- [GOAL] Can you transcribe the data exactly? Leave the pictures out.

- [DATASET SECTION]

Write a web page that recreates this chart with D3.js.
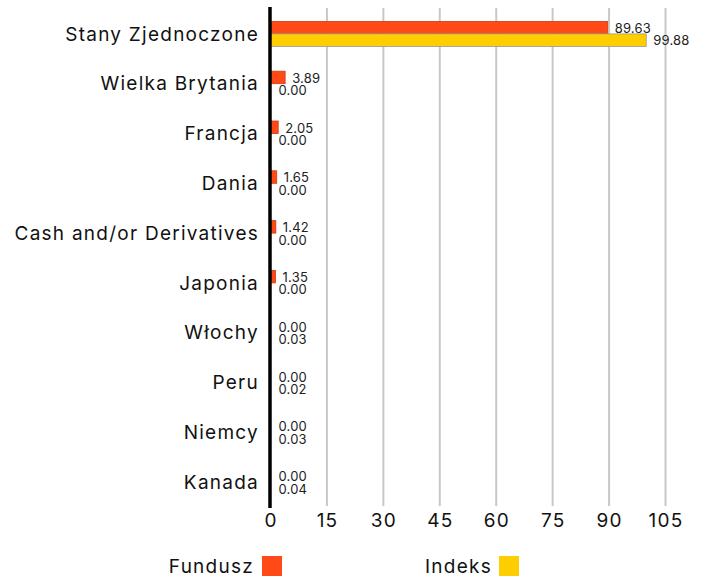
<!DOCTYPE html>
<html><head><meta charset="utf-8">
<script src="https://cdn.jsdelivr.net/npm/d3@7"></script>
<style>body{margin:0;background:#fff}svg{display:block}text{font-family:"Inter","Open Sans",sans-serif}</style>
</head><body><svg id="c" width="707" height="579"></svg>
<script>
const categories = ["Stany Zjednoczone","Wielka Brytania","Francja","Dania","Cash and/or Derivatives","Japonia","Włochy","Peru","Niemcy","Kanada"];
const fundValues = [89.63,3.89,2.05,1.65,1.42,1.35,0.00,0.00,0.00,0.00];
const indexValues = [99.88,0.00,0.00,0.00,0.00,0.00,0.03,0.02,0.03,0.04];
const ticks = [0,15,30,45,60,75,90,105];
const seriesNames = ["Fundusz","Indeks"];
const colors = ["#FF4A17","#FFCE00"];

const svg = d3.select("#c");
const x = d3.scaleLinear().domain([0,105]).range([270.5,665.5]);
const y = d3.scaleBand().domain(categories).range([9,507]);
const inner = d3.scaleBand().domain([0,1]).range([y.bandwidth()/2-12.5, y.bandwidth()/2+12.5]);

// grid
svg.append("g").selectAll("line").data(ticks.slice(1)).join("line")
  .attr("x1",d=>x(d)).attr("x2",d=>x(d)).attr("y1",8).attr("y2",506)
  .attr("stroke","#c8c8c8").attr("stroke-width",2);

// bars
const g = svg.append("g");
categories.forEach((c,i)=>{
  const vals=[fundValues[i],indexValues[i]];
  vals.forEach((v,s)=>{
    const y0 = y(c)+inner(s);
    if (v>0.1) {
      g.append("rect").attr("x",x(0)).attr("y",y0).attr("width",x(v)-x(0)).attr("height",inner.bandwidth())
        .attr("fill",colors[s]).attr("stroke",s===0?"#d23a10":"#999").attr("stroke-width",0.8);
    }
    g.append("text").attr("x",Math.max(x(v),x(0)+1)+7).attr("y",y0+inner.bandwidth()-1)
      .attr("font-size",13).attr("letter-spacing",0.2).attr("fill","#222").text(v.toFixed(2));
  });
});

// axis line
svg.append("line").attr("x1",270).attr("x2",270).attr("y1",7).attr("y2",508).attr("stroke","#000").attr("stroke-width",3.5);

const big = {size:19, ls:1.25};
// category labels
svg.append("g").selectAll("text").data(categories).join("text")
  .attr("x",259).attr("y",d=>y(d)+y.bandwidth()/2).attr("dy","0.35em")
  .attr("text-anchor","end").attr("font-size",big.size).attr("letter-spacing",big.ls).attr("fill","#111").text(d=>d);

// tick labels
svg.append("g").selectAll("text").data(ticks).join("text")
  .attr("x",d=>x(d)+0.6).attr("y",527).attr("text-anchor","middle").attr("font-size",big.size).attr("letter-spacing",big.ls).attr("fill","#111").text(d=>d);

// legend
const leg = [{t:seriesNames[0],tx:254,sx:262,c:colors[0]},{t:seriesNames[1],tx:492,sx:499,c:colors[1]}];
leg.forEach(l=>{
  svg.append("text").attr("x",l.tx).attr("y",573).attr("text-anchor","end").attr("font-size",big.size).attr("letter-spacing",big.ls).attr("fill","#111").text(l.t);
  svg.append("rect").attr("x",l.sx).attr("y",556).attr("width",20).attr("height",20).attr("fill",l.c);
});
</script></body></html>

- [TASK RESPONSE]
Write a web page that recreates this chart with D3.js.
<!DOCTYPE html>
<html><head><meta charset="utf-8">
<script src="https://cdn.jsdelivr.net/npm/d3@7"></script>
<style>body{margin:0;background:#fff}svg{display:block}text{font-family:"Inter","Open Sans",sans-serif}</style>
</head><body><svg id="c" width="707" height="579"></svg>
<script>
const categories = ["Stany Zjednoczone","Wielka Brytania","Francja","Dania","Cash and/or Derivatives","Japonia","Włochy","Peru","Niemcy","Kanada"];
const fundValues = [89.63,3.89,2.05,1.65,1.42,1.35,0.00,0.00,0.00,0.00];
const indexValues = [99.88,0.00,0.00,0.00,0.00,0.00,0.03,0.02,0.03,0.04];
const ticks = [0,15,30,45,60,75,90,105];
const seriesNames = ["Fundusz","Indeks"];
const colors = ["#FF4A17","#FFCE00"];

const svg = d3.select("#c");
const x = d3.scaleLinear().domain([0,105]).range([270.5,665.5]);
const y = d3.scaleBand().domain(categories).range([9,507]);
const inner = d3.scaleBand().domain([0,1]).range([y.bandwidth()/2-12.5, y.bandwidth()/2+12.5]);

// grid
svg.append("g").selectAll("line").data(ticks.slice(1)).join("line")
  .attr("x1",d=>x(d)).attr("x2",d=>x(d)).attr("y1",8).attr("y2",506)
  .attr("stroke","#c8c8c8").attr("stroke-width",2);

// bars
const g = svg.append("g");
categories.forEach((c,i)=>{
  const vals=[fundValues[i],indexValues[i]];
  vals.forEach((v,s)=>{
    const y0 = y(c)+inner(s);
    if (v>0.1) {
      g.append("rect").attr("x",x(0)).attr("y",y0).attr("width",x(v)-x(0)).attr("height",inner.bandwidth())
        .attr("fill",colors[s]).attr("stroke",s===0?"#d23a10":"#999").attr("stroke-width",0.8);
    }
    g.append("text").attr("x",Math.max(x(v),x(0)+1)+7).attr("y",y0+inner.bandwidth()-1)
      .attr("font-size",13).attr("letter-spacing",0.2).attr("fill","#222").text(v.toFixed(2));
  });
});

// axis line
svg.append("line").attr("x1",270).attr("x2",270).attr("y1",7).attr("y2",508).attr("stroke","#000").attr("stroke-width",3.5);

const big = {size:19, ls:1.25};
// category labels
svg.append("g").selectAll("text").data(categories).join("text")
  .attr("x",259).attr("y",d=>y(d)+y.bandwidth()/2).attr("dy","0.35em")
  .attr("text-anchor","end").attr("font-size",big.size).attr("letter-spacing",big.ls).attr("fill","#111").text(d=>d);

// tick labels
svg.append("g").selectAll("text").data(ticks).join("text")
  .attr("x",d=>x(d)+0.6).attr("y",527).attr("text-anchor","middle").attr("font-size",big.size).attr("letter-spacing",big.ls).attr("fill","#111").text(d=>d);

// legend
const leg = [{t:seriesNames[0],tx:254,sx:262,c:colors[0]},{t:seriesNames[1],tx:492,sx:499,c:colors[1]}];
leg.forEach(l=>{
  svg.append("text").attr("x",l.tx).attr("y",573).attr("text-anchor","end").attr("font-size",big.size).attr("letter-spacing",big.ls).attr("fill","#111").text(l.t);
  svg.append("rect").attr("x",l.sx).attr("y",556).attr("width",20).attr("height",20).attr("fill",l.c);
});
</script></body></html>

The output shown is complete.